July 12
I was taking out the recycling pail last night when I noticed something strange about my front lawn. Mainly, that there was a giant Rottweiler sitting on it. "Oh, hello there!" I said, trying to decide whether or not it was going to lunge at me and eat out my eyes. I reasoned that I could throw empty water bottles at it as I ran for my life, if necessary, but it never amounted to that. I walked past, and it stared at me kind of benevolantly, wagging his stumpy tail, but never coming closer or moving away. I sat down on my front steps and we regarded eachother quietly. He didn't look dirty or hungry or particularly sick. He wasn't wearing a collar. He got up kind of lazily and strolled out into the middle of the street, still wagging his stump, looking back over his shoulder at me with the same expression of benevolance. A car came down the street. My boy didn't care. Like a goose crossing the road, he stood defiantly until the car was practically on his flank. The drivers of the car glared and gestured at ME. I tried to convey with some idiot sign language of my own, that the dog was not mine, that I had found it sitting on my lawn, and that I wasn't 100 percent sure it wouldn't bust open their window with a giant paw and gnaw on them, Cujo style. Obviously, they didn't speak idiot sign language because they and the dog were locked in a stalemate. They huffed and honked and displayed their Yankee furor (they drove a new Volvo wagon, and I could see that the woman was wearing a nautically themed sweater set) yet, rolling down their window to ask me whether or not the dog was mine never seemed to occur to them. Finally, after about 2 minutes, the dog moved over about in inch and they zoomed past it. I'd like to imagine the conversation in the car going something like this:
Man: Boots, look! A dog in the road.
Woman: Oh, how UTTERLY!!
Man: We're going to be late for Sunday martini time at the club, I told you we shouldn't have gotten off the highway!!
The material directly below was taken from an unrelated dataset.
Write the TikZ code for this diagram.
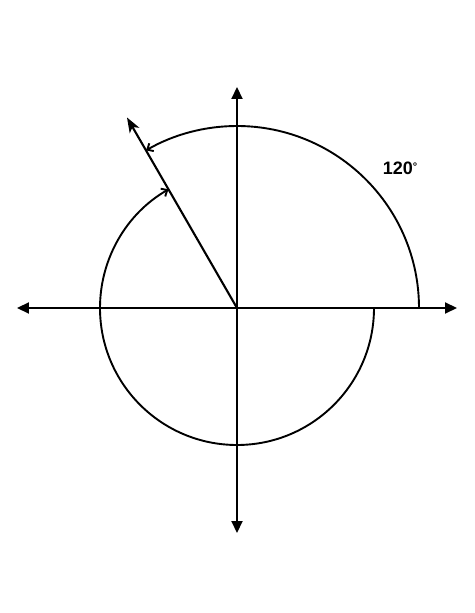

Woman: Oh, Chippy, don't worry. The only people who arrive on time are those DREADFUL Hamiltons.
Man: Oh, Kitten, be NICE. Biff and I were Bonesmen, you know that. Darn this dog. Look, a middle classed woman standing on her lawn, that dog must belong to her. Gesture at her so she feels our displeasure.
Woman: My stars, is that a T SHIRT she is wearing? Please, get us out of this ghetto immediately! Dog! Be gone! Filthy cur!!
Man: Make your gestures more grandiose, the dog isn't paying attention!!
Woman: Darling! I can't!! This is exhausting me!!! Do something, Chippy!! DO SOMETHING!!
Man: I won't stand for this!!! Don't you know who I am!?! My great great great great Grandfather was a FOUNDING FATHER OF THESE UNITED STATES. I command you to move!!
Woman: Please, Chippy!! Make it move!! The dog is staring at me. I'm so afraid!!
Man: Why, I'll bump it!! I will!!
Woman: You are all kinds of TOO MUCH, Chip.
Man: Look, it moved!
Woman: Darling, I'm parched. All this poverty is making me weary.
Man: Boots, we'll get through this.
Woman: God, I hope so. MY night is just RUINED.
Man: But think of the wonderful story this will make! It's like being held hostage in some little village!
Woman: Too right. Too right.
After that, the dog kind of glanced around, peed on my across the street neighbor's lawn (I hate them, so I was glad) and dissapeared. I don't know whether it's connected to the dog or not, but this morning when I got into my car, there was a cat sitting in my driveway. I'm thinking that maybe they're all playing poker in my garage.